An eye doctor’s battle to save snakebite victims (July 1 is Doctor’s Day)

By Pradipta Tapadar, IANS
Wednesday, June 30, 2010

KOLKATA - Meet Dayal Majumdar, a 50-year-old eye specialist, who travels to remote villages in West Bengal on a mission to save people who fall unwitting victims to snakebite. About 3,000 people die of snakebites in the state every year.

Majumdar, attached to a premier medical college of the city, has been battling government apathy for over three years to fulfil his mission to raise public awareness and drive home the need for proper training of doctors about snakebites.

“I have been fighting for the last three and a half years to educate the doctors posted in rural health centres about snakebite treatment. I have knocked on every door to include snakebite treatment in the medical curriculum. But I have not been successful till now,” Majumdar told IANS.

It was Majumdar’s experience in 2007 that prompted him to launch a one-man campaign for reducing the number of snakebite deaths.

“You know, in most government hospitals, specialists have to treat emergency patients. When I was posted in Habra State General Hospital, every day I used to receive 20-25 snakebite cases. It was then that I came to know that most of my colleagues didn’t have proper training to treat a snakebite case”.

“I knew the protocol as I had read articles and journals of Dr. Ian D. Simpson on snakebites and treatment procedures. But my colleagues were unaware of it as snakebite treatment was not in the medical curriculum,” said Majumdar, who did his MBBS in 1983 from Bankura Medical College.

Simpson is a renowned snake expert who helped India develop the snakebite management protocol.

“From then on I have vowed to fight for inclusion of a snake bite training programme in the medical curriculum and work for imparting training to the rural doctors,” he said.

Majumdar, a father of two children, has toured all the 19 districts in the state talking to villagers and rural medical practitioners about the menace.

He has also made his own tutorial video CD for training doctors.
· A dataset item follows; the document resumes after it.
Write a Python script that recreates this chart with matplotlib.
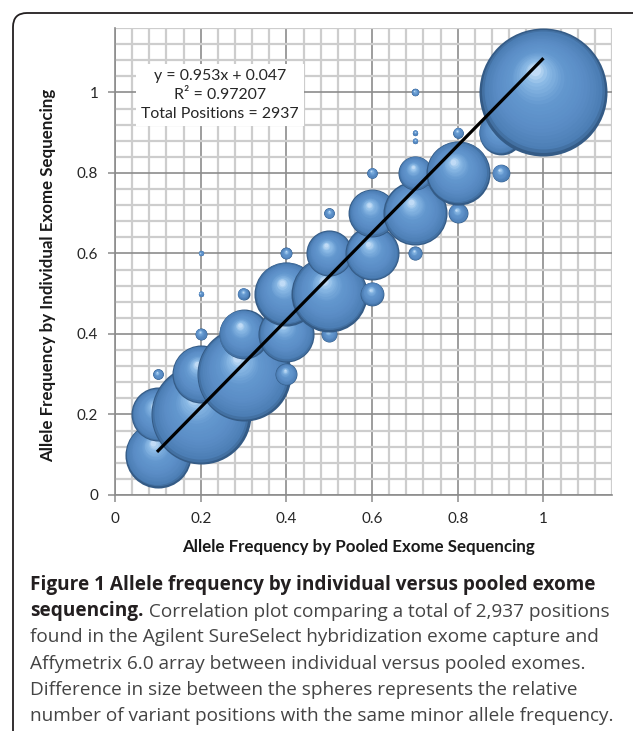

The CD is now being used for training of interns of the Calcutta National Medical College (CNMC) - where he works - and the Municipal Medical College, Ahmedabad. He also maintains two websites that include information regarding the treatment and the severity of the snakebite problem in the state.
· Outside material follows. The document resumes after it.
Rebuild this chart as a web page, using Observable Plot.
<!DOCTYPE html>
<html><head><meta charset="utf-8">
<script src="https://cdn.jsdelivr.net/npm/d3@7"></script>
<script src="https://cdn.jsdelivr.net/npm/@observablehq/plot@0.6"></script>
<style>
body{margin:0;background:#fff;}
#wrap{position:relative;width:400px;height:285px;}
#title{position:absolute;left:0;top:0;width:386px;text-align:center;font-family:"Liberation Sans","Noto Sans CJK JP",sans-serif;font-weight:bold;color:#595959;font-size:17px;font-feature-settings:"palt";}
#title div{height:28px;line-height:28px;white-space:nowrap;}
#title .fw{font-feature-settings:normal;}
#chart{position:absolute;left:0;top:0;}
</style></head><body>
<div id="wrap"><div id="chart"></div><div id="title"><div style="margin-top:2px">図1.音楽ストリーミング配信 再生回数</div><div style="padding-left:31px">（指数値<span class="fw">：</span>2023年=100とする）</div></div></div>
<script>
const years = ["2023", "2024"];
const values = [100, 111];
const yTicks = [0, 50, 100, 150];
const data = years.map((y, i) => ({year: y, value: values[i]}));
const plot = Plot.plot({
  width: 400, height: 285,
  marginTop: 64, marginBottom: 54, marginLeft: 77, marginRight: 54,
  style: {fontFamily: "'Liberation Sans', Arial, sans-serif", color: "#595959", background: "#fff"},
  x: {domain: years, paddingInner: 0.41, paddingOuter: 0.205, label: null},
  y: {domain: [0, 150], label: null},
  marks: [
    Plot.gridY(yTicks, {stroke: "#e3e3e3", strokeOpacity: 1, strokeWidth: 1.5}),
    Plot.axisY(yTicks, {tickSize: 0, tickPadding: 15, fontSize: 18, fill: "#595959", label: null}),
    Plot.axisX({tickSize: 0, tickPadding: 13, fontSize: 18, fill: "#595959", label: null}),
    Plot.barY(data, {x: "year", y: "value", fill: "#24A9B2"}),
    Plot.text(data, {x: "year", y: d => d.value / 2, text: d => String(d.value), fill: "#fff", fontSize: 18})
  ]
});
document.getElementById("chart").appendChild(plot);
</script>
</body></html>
“The CD is not for sale. Anybody interested in this subject can collect a complimentary CD from my residential address or CNMC,” said Majumdar.

But Majumdar rues that despite his fervent appeals to everyone who matter, no steps have been taken to include snakebite treatment in the curriculum in most medical colleges.

“I personally went to visit the state health minister but couldn’t meet him. I have, however, deposited my CD and other documents at his office,” rues Majumdar about the stark apathy of the Left Front government in the state.

The only positive outcome was a government circular April last year on the issue. However, till date, there has been no follow-up action.

Majumdar has also written to the Chief Medical officers of Health (CMOH) of all the districts of West Bengal to start workshops for training doctors regarding snakebite. But the response was feeble. Only two districts - West Midnapore and North 24 Parganas - arranged such workshops.

A workshop was also organised at the Swastha Bhavan, state health department headquarters in February. “But many doctors did not turn up”.

According to Majumdar, nobody is able to measure the gravity of the situation. While malaria claims about 50 people every year in West Bengal snakebites claim more than 3,000.

“Whenever I see a patient dying of snakebite just because of unawareness among people and ignorance of doctors, I feel like I have lost a dear relative,” said Majumdar, who hails from the rural pocket of Debra in West Midnapore district.